I'm using pywikibot-core, and I used before another python Mediawiki API wrapper as Wikipedia.py (which has a .HTML method). I switched to pywikibot-core 'cause I think it has many more features, but I can't find a similar method. (beware: I'm not very skilled).
How do I get the HTML of a wiki page with Pywikibot?
2k views Asked by Aubrey AtThere are 6 answers
IIRC you want the HTML of the entire pages, so you need something that uses api.php?action=parse. In Python I'd often just use wikitools for such a thing, I don't know about PWB or the other requirements you have.
"[saveHTML.py] downloads the HTML-pages of articles and images and saves the interesting parts, i.e. the article-text and the footer to a file"
source: https://git.wikimedia.org/blob/pywikibot%2Fcompat.git/HEAD/saveHTML.py
In general you should use pywikibot instead of wikipedia (e.g. instead of "import wikipedia" you should use "import pywikibot") and if you are looking for methods and class that were been in wikipedia.py, they are now separated and can be found in pywikibot folder (mainly in page.py and site.py)
If you want to run your scripts that you wrote in compat, you can use a script in pywikibot-core named compat2core.py (in scripts folder) and there is a detailed help about conversion named README-conversion.txt, read it carefully.
With Pywikibot you may use http.request()
to get the html content:
import pywikibot
from pywikibot.comms import http
site = pywikibot.Site('wikipedia:en')
page = pywikibot.Page(s, 'Elvis Presley')
path = '{}/index.php?title={}'.format(site.scriptpath(), page.title(as_url=True))
r = http.request(site, path)
print(r[94:135])
This should give the html content
'<title>Elvis Presley – Wikipedia</title>\n'
With Pywikibot 6.0 http.request()
gives a requests.Response
object rather than plain text.
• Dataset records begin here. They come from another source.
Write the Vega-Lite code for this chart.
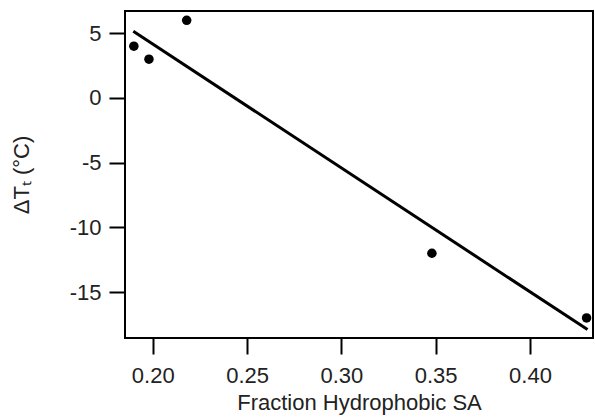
{
  "$schema": "https://vega.github.io/schema/vega-lite/v6.json",
  "autosize": {"type": "none"},
  "width": 468,
  "height": 327,
  "padding": {"left": 125, "top": 11, "right": 2, "bottom": 79},
  "background": "white",
  "datasets": {
    "points": [
      {"fraction": 0.190, "dTt": 4},
      {"fraction": 0.198, "dTt": 3},
      {"fraction": 0.218, "dTt": 6},
      {"fraction": 0.348, "dTt": -12},
      {"fraction": 0.430, "dTt": -17}
    ],
    "fit": [
      {"fraction": 0.1897, "dTt": 5.15},
      {"fraction": 0.4305, "dTt": -17.9}
    ]
  },
  "config": {
    "view": {"stroke": "black", "strokeWidth": 2},
    "font": "Liberation Sans",
    "axis": {
      "grid": false,
      "domain": false,
      "tickColor": "black",
      "tickWidth": 2,
      "tickSize": 16,
      "labelColor": "#222",
      "labelFontSize": 22,
      "labelFont": "Liberation Sans",
      "titleFont": "Liberation Sans",
      "titleFontSize": 22,
      "titleFontWeight": "normal",
      "titleColor": "#222"
    }
  },
  "layer": [
    {
      "data": {"name": "fit"},
      "mark": {"type": "line", "color": "black", "strokeWidth": 3},
      "encoding": {
        "x": {"field": "fraction", "type": "quantitative",
              "scale": {"domain": [0.1853, 0.4334], "nice": false, "zero": false},
              "axis": {"title": "Fraction Hydrophobic SA", "values": [0.2, 0.25, 0.3, 0.35, 0.4], "format": ".2f", "labelPadding": 11, "titlePadding": 6}},
        "y": {"field": "dTt", "type": "quantitative",
              "scale": {"domain": [-18.55, 6.72], "nice": false, "zero": false},
              "axis": {"title": "ΔTₜ (°C)", "values": [-15, -10, -5, 0, 5], "labelExpr": "datum.value < 0 ? '-' + abs(datum.value) : '' + datum.value", "labelPadding": 8, "titlePadding": 36}}
      }
    },
    {
      "data": {"name": "points"},
      "mark": {"type": "circle", "color": "black", "opacity": 1, "size": 90},
      "encoding": {
        "x": {"field": "fraction", "type": "quantitative"},
        "y": {"field": "dTt", "type": "quantitative"}
      }
    }
  ]
}
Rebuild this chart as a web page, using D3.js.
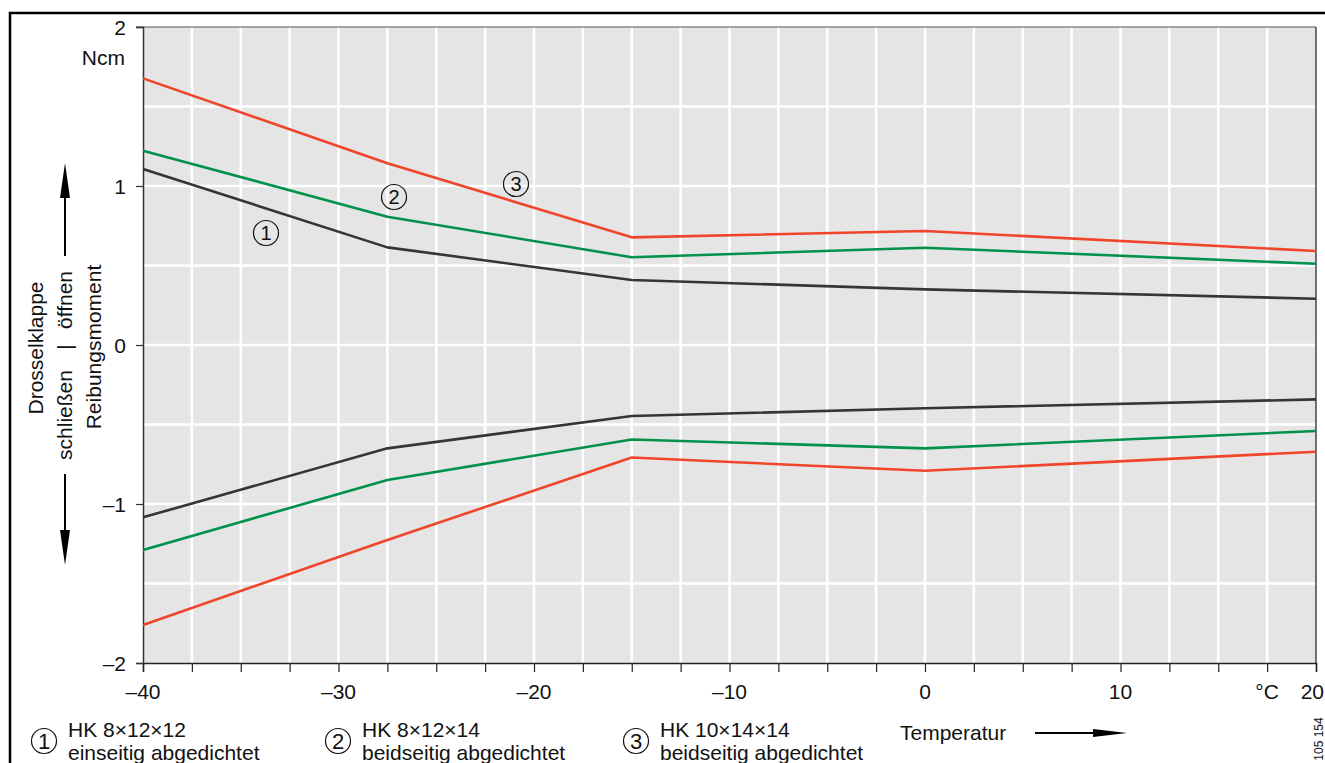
<!DOCTYPE html>
<html><head><meta charset="utf-8">
<script src="https://cdn.jsdelivr.net/npm/d3@7"></script>
<style>
html,body{margin:0;padding:0;background:#fff;overflow:hidden}
text{font-family:"Liberation Sans",Arial,sans-serif;fill:#111}
</style></head>
<body>
<svg id="c" width="1325" height="763"></svg>
<script>
// ---- data ----
const temps = [-40, -27.5, -15, 0, 20];
const upper1 = [1.107, 0.614, 0.409, 0.350, 0.291];
const upper2 = [1.222, 0.807, 0.552, 0.612, 0.511];
const upper3 = [1.677, 1.143, 0.677, 0.717, 0.591];
const lower1 = [-1.084, -0.650, -0.447, -0.398, -0.342];
const lower2 = [-1.289, -0.849, -0.594, -0.650, -0.541];
const lower3 = [-1.761, -1.226, -0.708, -0.791, -0.671];
const xTicks = [-40,-37.5,-35,-32.5,-30,-27.5,-25,-22.5,-20,-17.5,-15,-12.5,-10,-7.5,-5,-2.5,0,2.5,5,7.5,10,12.5,15,17.5,20];
const xLabelVals = [-40,-30,-20,-10,0,10,17.5,20];
const xLabelTexts = ["–40","–30","–20","–10","0","10","°C","20"];
const yTicks = [-2,-1,0,1,2];
const yTickTexts = ["–2","–1","0","1","2"];
const yGrid = [-1.5,-1,-0.5,0,0.5,1,1.5];
const seriesNames = ["1","2","3"];
const legendLine1 = ["HK 8×12×12","HK 8×12×14","HK 10×14×14"];
const legendLine2 = ["einseitig abgedichtet","beidseitig abgedichtet","beidseitig abgedichtet"];
const colors = ["#353535","#00924b","#f0452a"];

// ---- layout ----
const FS = 21;
const svg = d3.select("#c");
const L=143, R=1316, T=27, B=663;
const x = d3.scaleLinear().domain([-40,20]).range([L,R]);
const y = d3.scaleLinear().domain([-2,2]).range([B,T]);

// outer frame
svg.append("rect").attr("x",10).attr("y",13).attr("width",1340).attr("height",800)
  .attr("fill","none").attr("stroke","#000").attr("stroke-width",2.5);

// plot background
svg.append("rect").attr("x",L).attr("y",T).attr("width",R-L).attr("height",B-T).attr("fill","#e5e5e5");

// grid
svg.append("g").selectAll("line").data(xTicks.filter(d=>d>-40&&d<20)).join("line")
  .attr("x1",d=>x(d)).attr("x2",d=>x(d)).attr("y1",T).attr("y2",B)
  .attr("stroke","#fff").attr("stroke-width",2.5);
svg.append("g").selectAll("line").data(yGrid).join("line")
  .attr("x1",L).attr("x2",R).attr("y1",d=>y(d)).attr("y2",d=>y(d))
  .attr("stroke","#fff").attr("stroke-width",2.5);

// plot frame
svg.append("line").attr("x1",136).attr("x2",R).attr("y1",T).attr("y2",T).attr("stroke","#555").attr("stroke-width",1.2);
svg.append("line").attr("x1",R).attr("x2",R).attr("y1",T).attr("y2",B).attr("stroke","#444").attr("stroke-width",1.5);

// axes
const xAxis = d3.axisBottom(x).tickValues(xTicks).tickSize(9).tickFormat("");
const gx = svg.append("g").attr("transform",`translate(0,${B})`).call(xAxis);
gx.select(".domain").attr("stroke","#222").attr("stroke-width",1.5);
gx.selectAll(".tick line").attr("stroke","#222").attr("stroke-width",1.2);
svg.append("g").selectAll("text").data(xLabelVals).join("text")
  .attr("x",(d,i)=> i===xLabelVals.length-1 ? 1324 : x(d)).attr("y",699)
  .attr("text-anchor",(d,i)=> i===xLabelVals.length-1 ? "end" : "middle")
  .style("font-size",FS+"px").text((d,i)=>xLabelTexts[i]);

const yAxis = d3.axisLeft(y).tickValues(yTicks).tickSize(7).tickFormat((d,i)=>yTickTexts[i]);
const gy = svg.append("g").attr("transform",`translate(${L},0)`).call(yAxis);
gy.select(".domain").attr("stroke","#333").attr("stroke-width",1.5);
gy.selectAll(".tick line").attr("stroke","#333").attr("stroke-width",1.2);
gy.selectAll(".tick text").attr("x",-17).attr("dy","0.35em")
  .style("font-size",FS+"px").style("font-family","'Liberation Sans',Arial,sans-serif").attr("fill","#111");

svg.append("text").attr("x",125).attr("y",65).attr("text-anchor","end").style("font-size",FS+"px").text("Ncm");

// lines
const line = d3.line().x((d,i)=>x(temps[i])).y(d=>y(d));
const all = [[upper1,0],[upper2,1],[upper3,2],[lower1,0],[lower2,1],[lower3,2]];
svg.append("g").selectAll("path").data(all).join("path")
  .attr("d",d=>line(d[0])).attr("fill","none")
  .attr("stroke",d=>colors[d[1]]).attr("stroke-width",2.6).attr("stroke-linejoin","round");

// circled markers
function circled(g, cx, cy, label, r, fs){
  g.append("circle").attr("cx",cx).attr("cy",cy).attr("r",r).attr("fill","none").attr("stroke","#111").attr("stroke-width",1.2);
  g.append("text").attr("x",cx).attr("y",cy).attr("dy","0.36em").attr("text-anchor","middle").style("font-size",fs+"px").text(label);
}
const markerPos = [[266,233],[394,197],[516,184]];
markerPos.forEach((p,i)=>circled(svg,p[0],p[1],seriesNames[i],12.5,20));

// y-axis labels
function vtext(cx, cy, s, fs){
  svg.append("text").attr("transform",`translate(${cx},${cy}) rotate(-90)`)
    .attr("text-anchor","middle").attr("dy","0.35em").style("font-size",fs+"px").text(s);
}
vtext(36,348,"Drosselklappe",FS);
vtext(65,415,"schließen",FS);
vtext(65,300,"öffnen",FS);
vtext(65,347,"|",FS);
vtext(94,347,"Reibungsmoment",FS);

// arrows
function arrow(x1,y1,x2,y2){
  const ang = Math.atan2(y2-y1,x2-x1);
  const len = 35, w = 5;
  const bx = x2 - len*Math.cos(ang), by = y2 - len*Math.sin(ang);
  svg.append("line").attr("x1",x1).attr("y1",y1).attr("x2",bx).attr("y2",by).attr("stroke","#000").attr("stroke-width",2);
  const px = -Math.sin(ang)*w, py = Math.cos(ang)*w;
  svg.append("path").attr("d",`M${x2},${y2}L${bx+px},${by+py}L${bx-px},${by-py}Z`).attr("fill","#000");
}
arrow(65,256,65,163);
arrow(65,474,65,565);

// legend
const legX = [44,338,636];
legX.forEach((lx,i)=>{
  circled(svg,lx,741,seriesNames[i],12.5,22);
  svg.append("text").attr("x",lx+24).attr("y",737).style("font-size",FS+"px").text(legendLine1[i]);
  svg.append("text").attr("x",lx+24).attr("y",760).style("font-size",FS+"px").text(legendLine2[i]);
});
svg.append("text").attr("x",900).attr("y",740).style("font-size",FS+"px").text("Temperatur");
svg.append("line").attr("x1",1035).attr("y1",733).attr("x2",1095).attr("y2",733).attr("stroke","#000").attr("stroke-width",2);
svg.append("path").attr("d","M1127,733L1093,729L1093,737Z").attr("fill","#000");

svg.append("text").attr("transform","translate(1323,739) rotate(-90)").attr("text-anchor","middle")
  .style("font-size","12px").attr("fill","#333").text("105 154");
</script>
</body></html>
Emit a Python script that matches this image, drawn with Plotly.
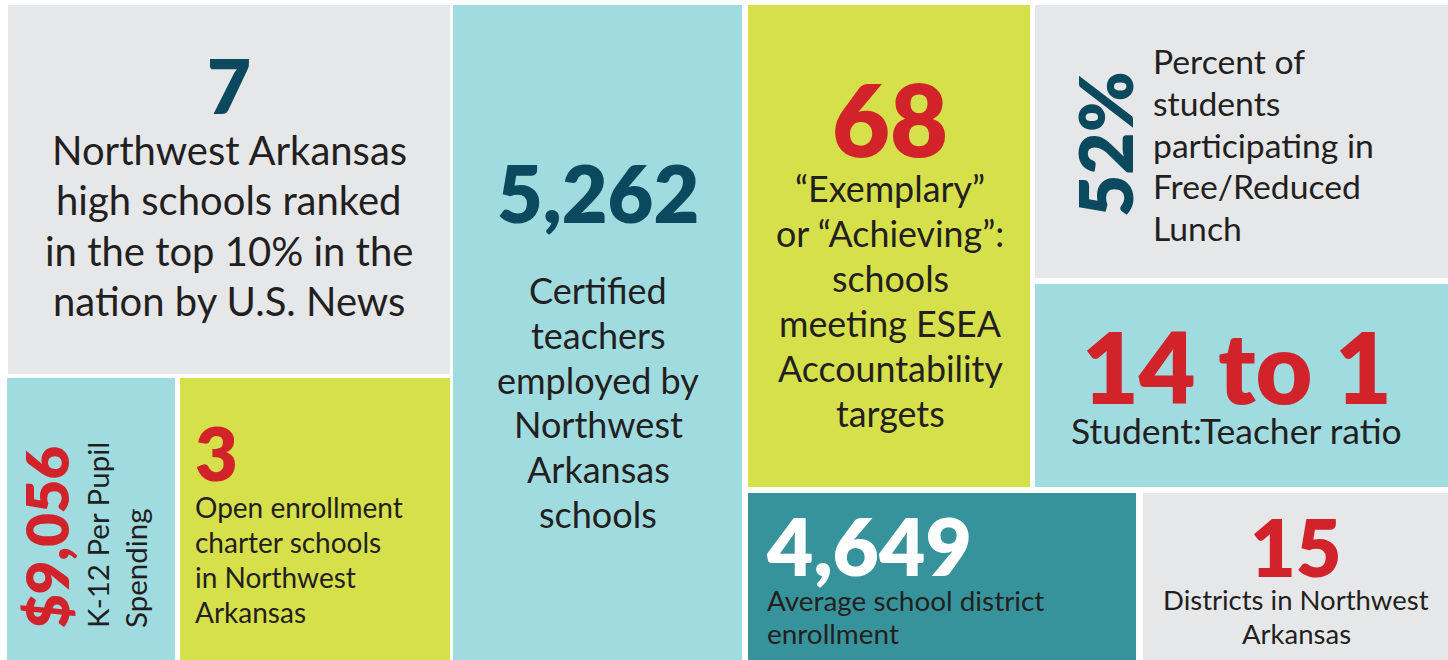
import plotly.graph_objects as go

# tile contents
values = ["7", "$9,056", "3", "5,262", "68", "52%", "14 to 1", "4,649", "15"]
labels = [
    ["Northwest Arkansas", "high schools ranked", "in the top 10% in the", "nation by U.S. News"],
    ["K-12 Per Pupil", "Spending"],
    ["Open enrollment", "charter schools", "in Northwest", "Arkansas"],
    ["Certified", "teachers", "employed by", "Northwest", "Arkansas", "schools"],
    ["\u201cExemplary\u201d", "or \u201cAchieving\u201d:", "schools", "meeting ESEA",
     "Accountability", "targets"],
    ["Percent of", "students", "participating in", "Free/Reduced", "Lunch"],
    ["Student:Teacher ratio"],
    ["Average school district", "enrollment"],
    ["Districts in Northwest", "Arkansas"],
]

# layout of tiles (pixels)
rects = [(8, 5, 450, 374), (7, 378, 175, 660), (180, 378, 450, 660),
         (453, 5, 742, 660), (748, 5, 1030, 487), (1035, 5, 1448, 278),
         (1035, 284, 1448, 487), (748, 493, 1136, 660), (1143, 493, 1448, 660)]
GRAY, AQUA, LIME, TEAL = "#E6E7E9", "#9FDBDF", "#D6E04B", "#37939B"
NAVY, RED, INK = "#0B4A5E", "#D2232A", "#231F20"
fills = [GRAY, AQUA, LIME, AQUA, LIME, GRAY, AQUA, TEAL, GRAY]
num_colors = [NAVY, RED, RED, NAVY, RED, NAVY, RED, "white", RED]

# (x, y, size, xanchor, yanchor, angle)
num_pos = [(229, 84, 76, "center", "middle", 0),
           (46, 630, 58, "center", "bottom", -90),
           (193, 452, 74, "left", "middle", 0),
           (598, 192, 79, "center", "middle", 0),
           (890, 118, 100, "center", "middle", 0),
           (1105, 144, 73, "center", "middle", -90),
           (1237, 366, 98, "center", "middle", 0),
           (764, 545, 80, "left", "middle", 0),
           (1296, 546, 79, "center", "middle", 0)]
# (x, y of first line, line step, size, xanchor, angle)
lab_pos = [(229, 150, 50.3, 40, "center", 0),
           (97, 630, 38, 29.5, "center", -90),
           (193, 507, 35, 28, "left", 0),
           (598, 290, 44.8, 36, "center", 0),
           (890, 188, 45, 35.8, "center", 0),
           (1151, 61, 41.8, 33.7, "left", 0),
           (1236, 430, 0, 35.5, "center", 0),
           (765, 600, 33, 27.9, "left", 0),
           (1296, 599, 34, 27.5, "center", 0)]

fig = go.Figure()
for (x0, y0, x1, y1), c in zip(rects, fills):
    fig.add_shape(type="rect", x0=x0, y0=y0, x1=x1, y1=y1,
                  fillcolor=c, line_width=0, layer="below")

for v, c, (x, y, s, xa, ya, ang) in zip(values, num_colors, num_pos):
    fig.add_annotation(x=x, y=y, text=v, showarrow=False, xanchor=xa, yanchor=ya,
                       textangle=ang,
                       font=dict(family="Lato", size=s, color=c, weight=800))

for lines, (x, y, step, s, xa, ang) in zip(labels, lab_pos):
    for i, line in enumerate(lines):
        if ang:
            # rotated text: lines advance to the right, left-aligned at the bottom
            fig.add_annotation(x=x + i * step, y=y, text=line, showarrow=False,
                               xanchor="center", yanchor="bottom", textangle=ang,
                               font=dict(family="Lato", size=s, color=INK))
        else:
            fig.add_annotation(x=x, y=y + i * step, text=line, showarrow=False,
                               xanchor=xa, yanchor="middle",
                               font=dict(family="Lato", size=s, color=INK))

fig.update_xaxes(range=[0, 1448], visible=False)
fig.update_yaxes(range=[660, 0], visible=False)
fig.update_layout(width=1448, height=660, margin=dict(l=0, r=0, t=0, b=0),
                  plot_bgcolor="white", paper_bgcolor="white", showlegend=False)
fig.write_html("out.html", config={"displayModeBar": False},
               post_script="document.body.style.margin='0';")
In this case you must use the text Attribute:
print(r.text[94:135])
to get the same result.
The Mediawiki API has a parse action which allows to get the html snippet for the wikimarkup as returned by the Mediawiki markup parser.
For the pywikibot library there is already a function implemented which you can use like this:
def getHtml(self,pageTitle):
'''
get the HTML code for the given page Title
Args:
pageTitle(str): the title of the page to retrieve
Returns:
str: the rendered HTML code for the page
'''
page=self.getPage(pageTitle)
html=page._get_parsed_page()
return html
When using the mwclient python library there is a generic api method see: https://github.com/mwclient/mwclient/blob/master/mwclient/client.py
Which can be used to retrieve the html code like this:
def getHtml(self,pageTitle):
'''
get the HTML code for the given page Title
Args:
pageTitle(str): the title of the page to retrieve
'''
api=self.getSite().api("parse",page=pageTitle)
if not "parse" in api:
raise Exception("could not retrieve html for page %s" % pageTitle)
html=api["parse"]["text"]["*"]
return html
As shown above this gives a duck typed interface which is implemented in the py-3rdparty-mediawiki library for which i am a committer. This was resolved with closing issue 38 - add html page retrieval
I'll post here user283120 second answer, more precise than the first one:
Pywikibot core doesn't support any direct (HTML) way to interact to Wiki, so you should use API. If you need to, you can do it easily by using urllib2.
This is an example I used to get HTML of a wiki page in commons:
import urllib2 ... url = "https://commons.wikimedia.org/wiki/" + page.title().replace(" ","_") html = urllib2.urlopen(url).read().decode('utf-8')